VIRTUAL COMMISSIONING IN SOUTH AFRICA

In South Africa, commissioners of oaths are regulated by the Justices of The Peace and Commissioners of Oaths Act (“the Act”).

In South Africa, commissioners of oaths are regulated by the Justices of The Peace and Commissioners of Oaths Act (“the Act”).[1]  In terms of the Act, and under normal circumstances, Commissioners of Oaths are required to verify the identity of the person making the sworn statement, they have to ensure that the documents annexed to the affidavit or statement are true copies, and the deponent or the person signing the statement is lead in the oath or affirmation.  The deponent and the commissioner will then initial every page and the deponent must sign the document in the presence of the commissioner.  The commissioner then appends his certification and stamp at the end of the affidavit.  The emergence of virtual commissioning has led to South African courts relaxing the rules relating to the commissioning of affidavits required by the Act.

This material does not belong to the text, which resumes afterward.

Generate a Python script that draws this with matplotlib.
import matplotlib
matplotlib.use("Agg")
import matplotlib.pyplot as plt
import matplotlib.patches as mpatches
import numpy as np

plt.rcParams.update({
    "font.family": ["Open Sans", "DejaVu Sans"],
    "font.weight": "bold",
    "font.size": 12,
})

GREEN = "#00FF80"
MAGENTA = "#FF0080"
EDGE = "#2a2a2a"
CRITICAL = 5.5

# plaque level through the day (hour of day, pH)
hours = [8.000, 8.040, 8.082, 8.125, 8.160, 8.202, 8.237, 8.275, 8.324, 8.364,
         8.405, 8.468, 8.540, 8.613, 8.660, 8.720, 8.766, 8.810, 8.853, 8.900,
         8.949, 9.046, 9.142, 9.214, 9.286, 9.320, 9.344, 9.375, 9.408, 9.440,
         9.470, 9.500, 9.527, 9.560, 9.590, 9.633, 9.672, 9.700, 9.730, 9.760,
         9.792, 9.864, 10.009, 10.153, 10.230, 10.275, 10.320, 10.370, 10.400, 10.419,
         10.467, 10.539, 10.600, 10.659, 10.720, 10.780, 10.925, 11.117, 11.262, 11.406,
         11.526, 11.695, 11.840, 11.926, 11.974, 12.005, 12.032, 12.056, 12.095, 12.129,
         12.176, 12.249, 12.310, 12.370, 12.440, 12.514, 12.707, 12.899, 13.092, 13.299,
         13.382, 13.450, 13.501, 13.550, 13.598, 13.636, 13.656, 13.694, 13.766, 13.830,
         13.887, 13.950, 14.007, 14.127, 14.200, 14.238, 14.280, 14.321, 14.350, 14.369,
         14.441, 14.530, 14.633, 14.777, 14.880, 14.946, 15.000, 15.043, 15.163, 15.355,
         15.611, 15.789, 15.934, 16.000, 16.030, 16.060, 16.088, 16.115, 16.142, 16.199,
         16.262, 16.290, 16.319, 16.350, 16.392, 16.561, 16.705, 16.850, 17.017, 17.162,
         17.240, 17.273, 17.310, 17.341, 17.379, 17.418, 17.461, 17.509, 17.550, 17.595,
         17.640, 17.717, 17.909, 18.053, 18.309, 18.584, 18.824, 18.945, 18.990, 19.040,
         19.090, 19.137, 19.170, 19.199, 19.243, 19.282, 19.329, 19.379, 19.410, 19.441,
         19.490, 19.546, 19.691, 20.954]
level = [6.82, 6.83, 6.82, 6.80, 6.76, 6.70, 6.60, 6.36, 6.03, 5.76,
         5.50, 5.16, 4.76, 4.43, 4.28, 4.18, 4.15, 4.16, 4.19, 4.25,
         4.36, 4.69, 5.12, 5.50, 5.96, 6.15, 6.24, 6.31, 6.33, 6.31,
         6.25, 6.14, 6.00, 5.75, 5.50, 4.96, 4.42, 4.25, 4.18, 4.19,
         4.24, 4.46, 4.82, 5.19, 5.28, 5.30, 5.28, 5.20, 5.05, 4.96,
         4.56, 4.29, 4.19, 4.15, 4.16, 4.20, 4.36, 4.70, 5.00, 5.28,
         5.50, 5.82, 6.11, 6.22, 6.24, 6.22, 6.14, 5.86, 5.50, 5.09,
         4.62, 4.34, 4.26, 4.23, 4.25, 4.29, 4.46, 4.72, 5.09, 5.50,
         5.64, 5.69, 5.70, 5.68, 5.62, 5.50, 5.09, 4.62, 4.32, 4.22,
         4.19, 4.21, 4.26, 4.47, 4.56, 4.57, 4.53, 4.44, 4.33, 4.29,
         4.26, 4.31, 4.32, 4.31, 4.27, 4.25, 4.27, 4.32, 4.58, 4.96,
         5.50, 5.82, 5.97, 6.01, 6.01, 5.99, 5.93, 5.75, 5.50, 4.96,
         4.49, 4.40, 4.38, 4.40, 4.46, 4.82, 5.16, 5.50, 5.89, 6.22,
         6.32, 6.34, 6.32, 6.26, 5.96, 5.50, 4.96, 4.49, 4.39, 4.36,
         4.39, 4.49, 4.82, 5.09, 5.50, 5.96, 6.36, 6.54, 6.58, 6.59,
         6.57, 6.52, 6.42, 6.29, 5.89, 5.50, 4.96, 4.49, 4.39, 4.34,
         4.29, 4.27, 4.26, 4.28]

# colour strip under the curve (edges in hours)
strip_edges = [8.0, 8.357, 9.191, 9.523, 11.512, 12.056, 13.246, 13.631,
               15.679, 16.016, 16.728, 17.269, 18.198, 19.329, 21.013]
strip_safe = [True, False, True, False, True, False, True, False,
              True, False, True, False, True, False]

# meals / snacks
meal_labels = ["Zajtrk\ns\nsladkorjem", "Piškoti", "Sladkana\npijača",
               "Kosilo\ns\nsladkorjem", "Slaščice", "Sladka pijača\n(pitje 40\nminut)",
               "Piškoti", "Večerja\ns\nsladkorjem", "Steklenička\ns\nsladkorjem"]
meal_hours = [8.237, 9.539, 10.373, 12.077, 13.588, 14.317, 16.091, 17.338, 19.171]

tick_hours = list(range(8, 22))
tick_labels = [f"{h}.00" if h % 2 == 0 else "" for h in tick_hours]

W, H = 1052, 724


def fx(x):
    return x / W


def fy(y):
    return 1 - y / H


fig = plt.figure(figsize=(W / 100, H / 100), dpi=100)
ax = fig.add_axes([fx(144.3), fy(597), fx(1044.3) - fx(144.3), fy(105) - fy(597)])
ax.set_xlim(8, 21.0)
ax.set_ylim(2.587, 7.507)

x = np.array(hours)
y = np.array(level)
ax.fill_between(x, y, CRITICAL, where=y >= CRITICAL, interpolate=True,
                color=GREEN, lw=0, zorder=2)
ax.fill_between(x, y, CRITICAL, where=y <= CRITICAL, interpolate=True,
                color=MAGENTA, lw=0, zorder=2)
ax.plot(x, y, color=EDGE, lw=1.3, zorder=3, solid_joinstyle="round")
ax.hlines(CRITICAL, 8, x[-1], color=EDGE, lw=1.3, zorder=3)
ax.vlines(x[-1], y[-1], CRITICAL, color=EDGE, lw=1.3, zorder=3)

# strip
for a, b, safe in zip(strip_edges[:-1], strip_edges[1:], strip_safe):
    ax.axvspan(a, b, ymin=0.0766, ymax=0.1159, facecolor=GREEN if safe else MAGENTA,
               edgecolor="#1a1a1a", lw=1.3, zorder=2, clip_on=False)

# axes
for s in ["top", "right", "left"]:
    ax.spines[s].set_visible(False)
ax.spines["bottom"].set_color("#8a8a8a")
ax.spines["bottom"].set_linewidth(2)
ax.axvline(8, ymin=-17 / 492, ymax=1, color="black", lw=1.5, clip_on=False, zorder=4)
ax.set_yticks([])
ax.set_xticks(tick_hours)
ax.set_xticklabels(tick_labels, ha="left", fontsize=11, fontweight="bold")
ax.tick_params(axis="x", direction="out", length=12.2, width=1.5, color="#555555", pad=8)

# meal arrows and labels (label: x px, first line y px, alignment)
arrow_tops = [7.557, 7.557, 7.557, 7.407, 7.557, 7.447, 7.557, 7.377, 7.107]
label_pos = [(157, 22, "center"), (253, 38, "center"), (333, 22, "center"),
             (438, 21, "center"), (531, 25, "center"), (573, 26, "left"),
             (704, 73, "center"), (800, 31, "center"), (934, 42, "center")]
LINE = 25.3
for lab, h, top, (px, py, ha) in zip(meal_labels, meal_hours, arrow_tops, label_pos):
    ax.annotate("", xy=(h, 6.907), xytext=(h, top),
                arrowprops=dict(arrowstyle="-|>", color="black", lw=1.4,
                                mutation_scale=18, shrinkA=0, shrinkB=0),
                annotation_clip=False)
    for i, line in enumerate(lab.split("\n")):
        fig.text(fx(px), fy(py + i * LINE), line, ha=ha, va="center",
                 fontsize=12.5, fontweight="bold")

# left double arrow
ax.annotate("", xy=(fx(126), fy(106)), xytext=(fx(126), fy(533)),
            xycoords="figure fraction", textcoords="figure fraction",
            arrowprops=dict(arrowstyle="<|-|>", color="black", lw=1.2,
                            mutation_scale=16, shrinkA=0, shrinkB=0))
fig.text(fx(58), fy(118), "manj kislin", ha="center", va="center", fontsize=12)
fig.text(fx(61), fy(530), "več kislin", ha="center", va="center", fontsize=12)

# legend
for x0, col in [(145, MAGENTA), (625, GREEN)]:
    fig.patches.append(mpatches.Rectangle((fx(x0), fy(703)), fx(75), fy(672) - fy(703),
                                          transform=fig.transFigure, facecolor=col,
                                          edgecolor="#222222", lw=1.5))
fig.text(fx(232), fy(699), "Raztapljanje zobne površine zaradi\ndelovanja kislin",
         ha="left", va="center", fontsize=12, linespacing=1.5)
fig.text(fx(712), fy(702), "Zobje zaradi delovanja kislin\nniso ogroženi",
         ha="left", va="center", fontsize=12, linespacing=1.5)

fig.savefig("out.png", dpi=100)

Recently, the Gauteng High Court[2] had to decide whether the rules relating to the commissioning of affidavits could be relaxed.  The Regulations of the Act prescribe how an oath should be administered.  Regulation 3(1) states that:

The deponent shall sign the declaration in the presence of the commissioner of oaths.

The applicant in the matter was, at the time of the commissioning of the affidavit, infected with COVID-19.  It was impossible for the applicant to sign the affidavit in the physical presence of the commissioner of oaths.  In order to ensure substantial compliance with the Act and the Regulations, the applicant deposed to the affidavit via a WhatsApp video call.  In making a decision on whether there was substantial compliance with the requirements of the Act and the Regulations, the court referred to the case of S v Munn,[3] which held that the requirement of a person to person presence in between a commissioner and a deponent is not peremptory, and can be relaxed upon proof on the facts of substantial compliance with the requirement.

The court further referred to a 2017 judgement[4] where Judge Satchwell allowed the use of video link to lead evidence from witnesses located abroad.  In this instance, the Judge administered the oath virtually before they led evidence.  Relying on these judgements, the court in the Bhana case found that there was substantial compliance with Regulation 3(1) and accordingly accepted the affidavit as evidence.  Furthermore, and in a similar case,[5] Justice Lenyai accepted the founding affidavit of an applicant who was sick with COVID-19 and could not physically depose to the affidavit in the presence of a commissioner of oaths.  Again, in this case, the applicant proved that there was substantial compliance with the Act and the Regulations.

In applying these decisions to a situation where your client cannot physically depose to an affidavit, it is important to note that “substantial compliance” is required.  This means that the commissioner of oaths is still required to verify the identity of the deponent, and the oath must still be administered to the deponent.  It will strengthen a deponent’s case if the oath can be administered via a video call and if the video call is recorded.  Furthermore, it is advisable that a legal practitioner overseeing the process should depose to a separate affidavit himself giving a detailed explanation of the steps to ensure substantial compliance with the requirements of the Act and the Regulations.  In addition, the deponent may also attach a positive COVID-19 test result to his affidavit.  The Law Society of Ontario has developed some guidelines which can be used as best practice for virtual commissioning.

The COVID-19 pandemic has clearly shown a need for further changes to our laws such as the Justices of The Peace and Commissioners of Oaths Act to allow for virtual commissioning.  The Act has not been amended since 1999, even though we have legislation such as the Electronic Communications and Transactions Act which recognises advanced electronic signatures and the admissibility of electronic communications as evidence.  The use of technology can easily provide assistance in situations where a deponent is COVID-19 positive.  It is important to also bear in mind that with the use of technology, there are associated risks such as fraud.  Therefore, additional steps must be taken to verify the authenticity of the legal documents.